El ruido del mundo. Por Rubén Castillo

La vida de Isabel Arriaga discurre por unos cauces de tediosa banalidad: dirige una consulta psicológica con Aurora, en un exclusivo barrio de Madrid; se encuentra separada de su marido, con el que comparte un problemático hijo adolescente (Gonzalo); atiende a una clientela estable de mujeres ricas con falsos problemas absurdos (a las que bautiza con el irónico nombre de “languidecientes”); y tiene una edad que aún la mantiene deseable a los ojos de los hombres. Pero basta un chispazo para alterar esa calma aparente y falsaria: un tipo llamado Ricardo Alvear, culto, rico, programador informático, que solicita sus servicios como terapeuta después de espetarle, en la primera sesión, un resumen autobiográfico tan tentador como abrupto: “No necesita saber mucho de mí. Vivo en un buen chalet, viajo con frecuencia a Londres, a Nueva York o a Tokio si dispongo de más días, me gusta estar solo, me tomo mis copas por la noche, no entiendo las canciones de amor, apuesto en Bolsa desde mi casa. Ah, he matado a un hombre” (p. 35).
Desde ese instante, el dique emocional de Isabel comienza a agrietarse: no consigue conectar con su hijo, rebelde, arisco y que cuida en su dormitorio a una inquietante boa imperator, que cada día crece más; descubre que tal vez sigue amando a su exmarido Luis (lo que no le impide mantener una extenuante sesión sexual con Adrián Siles, un reconocido experto al que ha pedido directrices para afrontar el caso de Alvear); se ve impotente para marcar unas fronteras claras en el caso de su paciente (no sabe si le gusta, le atrae o lo odia)… Es como si, de pronto, innumerables vectores de tensión la desgarraran de una forma meticulosa. El suelo tiembla. Su cerebro tiembla. Su corazón tiembla. Algo turbio parece zarandearla en todas las direcciones y la sacude el vértigo. Ricardo Alvear se ha transformado, sigilosa pero férreamente, en el elemento que modula su vida (“Era el diapasón de mi semana”, p. 293). Con él mantiene una intensa esgrima psicológica, que la agota durante mucho tiempo y que provocará cambios radicales en su forma de pensar. Poco a poco irá retirando capas protectoras de su paciente y accederá a pasillos oscuros en los que él sigue deambulando desde la infancia: una madre atrapada por la náusea de las drogas; un tío con el que mantendrá una relación desasosegante y confusa; el paso por diversos centros de acogida y “re-educación”; la presencia reconfortante de Bernardo Ruiz, tal vez la única persona que veló por la felicidad del joven Ricardo… y, por fin, sus revelaciones sobre el ruido, el ruido del mundo, ese estruendo cacofónico que “nos envuelve, se cierne sobre nosotros” (p. 298) y nos aleja de la calma, del sosiego, de la paz interior. Isabel, desbordada por la enorme envergadura de su dolor, no puede detener la derrota inevitable de Ricardo Alvear, pero sí que descubrirá a su lado los mecanismos para salvarse a sí misma, para enderezar el rumbo, para no hundirse en el légamo. Paciente y psicóloga intercambian silenciosamente sus funciones y ultiman, alterados, sus destinos.

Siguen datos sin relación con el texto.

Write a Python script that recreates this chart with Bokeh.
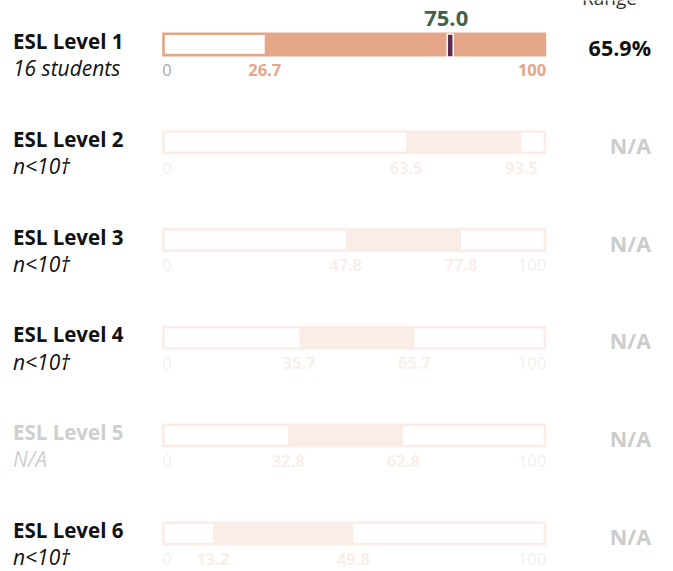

Todos —es la lección que Ignacio García-Valiño nos sugiere y traslada en sus páginas— estamos acechados por hondas heridas invisibles y por fisuras que un día, sin plan previo, se alían para desmoronarnos. Todos tenemos el corazón erizado de túneles, como un termitero. Y a veces se produce una detonación que borra los tabiques. Isabel lo descubre gracias a su educadísimo y hermético paciente.

Desplegando una vez más su prosa diáfana, elegante y armónica, en la que belleza y precisión se distribuyen en los dos platillos de la balanza, el autor maño nos entrega una turbadora indagación (o un cúmulo de turbadoras preguntas) sobre el espíritu humano, sobre sus flaquezas y meandros, sobre sus puntos ciegos y sus ráfagas de luz, sobre la zozobra y sobre la esperanza.